Mr. Lincoln's last speech, at Alton, was a very full and conclusive argument of the whole Slavery Question. He showed that the present Democratic doctrines were not those held at the time of the Revolution in reference to Slavery; showed how the agitation of the country had come from the attempt to set Slavery upon a different footing, and showed the dangers to the country of this attempt. He brought the whole controversy down to the vital question whether Slavery is wrong or not, and demonstrated that the present Democratic sentiment was that it was not wrong, and that Douglas and those who sympathized with him did not desire or expect ever to see the country freed from this gigantic evil.

It must not be supposed that these seven debates were all of Mr. Lincoln's appearances before the people during the campaign. He made some fifty other

speeches all over the State, and everywhere his strong arguments, his forcible language, and his homely way of presenting the great issues, so as to bring them home to the hearts of the people, had a powerful effect. The whole State fairly boiled with the excitement of the contest. Nor this alone, for all over the country the eyes of the people were turned to Illinois as the great battle-ground, and the earnest wishes of almost all who loved freedom followed Mr. Lincoln throughout all the heated struggle. He had, however, other opposition besides that of his political opponents. The action of Judge Douglas on the Lecompton Constitution, and the bitter hostility of the southern wing of the Democratic party towards him, had led very many Republicans, and some of high consideration and influence in other States, to favor his return to the Senate. They deemed this due to the zeal and efficiency with which he had resisted the attempt to force slavery into Kansas against the will of the people, and as important in encouraging other Democratic leaders to imitate the example of Douglas in throwing off the yoke of the slaveholding aristocracy. This feeling proved to be of a good deal of weight against Mr. Lincoln in the canvas.

Then, again, the State had been so unfairly districted, that the odds were very heavily against the Republicans, and thus it came about that although on the popular vote Douglas was beaten by more than five thousand votes, he was enabled to carry off the substantial prize of victory by his majority in the Legisla ture. We say the "substantial prize of victory," and so it was thought to be at the time. But later events showed that the battle which was then fought was after all but the precursor of the Presidential contest, and

that it insured to Mr. Lincoln the victory in that more important struggle.

Between the close of this Senatorial contest and the opening of the Presidential campaign, Mr. Lincoln made several visits to other States. In the following year he took an active part in the political campaign in Ohio, still following up his old opponent, who had but recently contributed to Harper's Magazine his famous article on Slavery and the Constitution. He also visited Kansas, and was received with unbounded enthusiasm by the people of that State, whose battle he had fought so well; and in February, 1860, he visited New York, and there made a speech on National Politics before the Young Men's Republican Club at Cooper Institute, the effect of which was to make him better known and still more highly esteemed in New York, where his contest with Douglas had already made him many friends. Indeed, we think we hardly state it too strongly when we say, that their joint effect was to make Mr. Lincoln decidedly the second choice of the great body of the Republicans of New York, as the candidate of the Republican party for the campaign of 1860.
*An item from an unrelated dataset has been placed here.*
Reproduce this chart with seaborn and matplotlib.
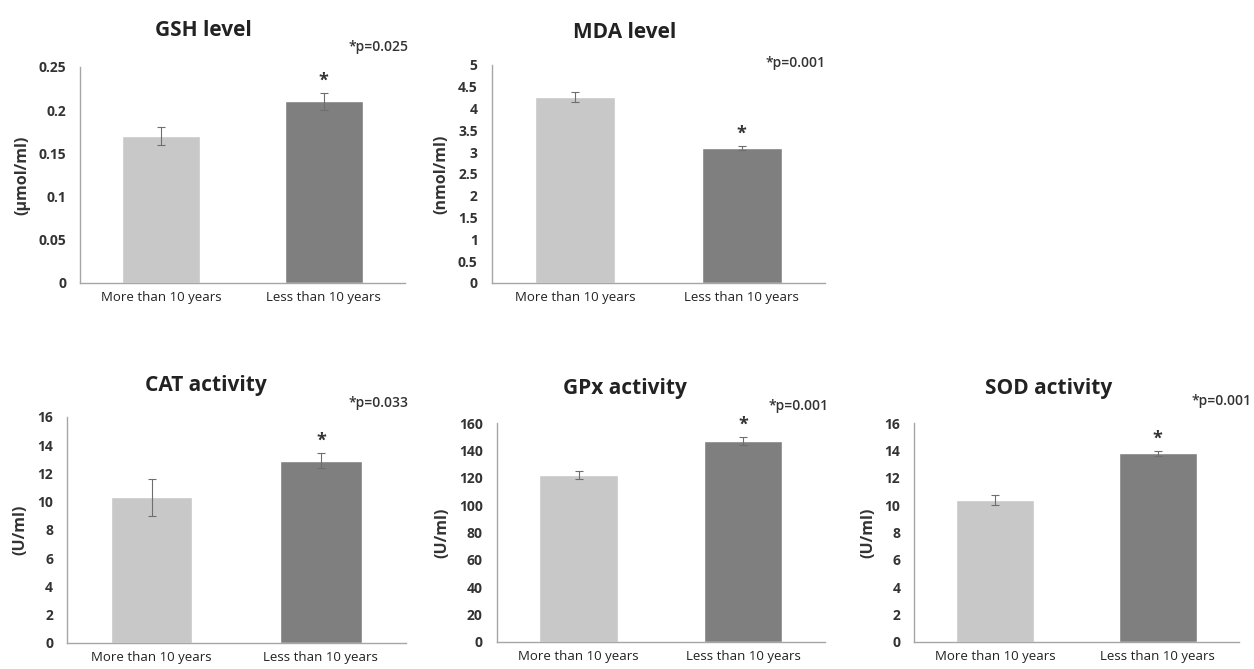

It was, doubtless, during this visit of Mr. Lincoln to New York that the following incident occurred, which is thus narrated by a teacher at the Five Points House of Industry: "Our Sunday School in the Five Points was assembled, one Sabbath morning, when I noticed a tall, remarkable looking man enter the room and take a seat among us. He listened with fixed attention to our exercises, and his countenance expressed such genuine interest that I approached him and suggested

that he might be willing to say something to the children. He accepted the invitation with evident pleasure; and coming forward began a simple address, which at once fascinated every little hearer and hushed the room into silence. His language was strikingly beautiful, and his tones musical with intensest feeling. The little faces around him would droop into sad conviction as he uttered sentences of warning, and would brighten into sunshine as he spoke cheerful words of promise. Once or twice he attempted to close his remarks, but the imperative shout of 'Go on!' 'Oh, do go on!' would compel him to resume. As I looked upon the gaunt and sinewy frame of the stranger, and marked his powerful head and determined features, now touched into softness by the impressions of the moment, I felt an irrepressible curiosity to learn something more about him, and when he was quietly leaving the room I begged to know his name. He courteously. replied, 'It is Abraham Lincoln, from Illinois.'”

The Republican National Convention of 1860, met on the 16th of May, at Chicago, in an immense building which the people of Chicago had put up for the purpose, called the Wigwam. There were 465 Delegates. The city was filled with earnest men, who had come there to press the claims of their favorite candidates, and the halls and corridors of all the hotels swarmed, and buzzed with an eager crowd, in and out of which darted or pushed or wormed their way the various leaders of party politics. Mr. Chase, Mr. Bates, and Mr. Cameron were spoken of and pressed somewhat as candidates, but from the first it was evident that the contest lay between Mr. Seward and Mr. Lincoln.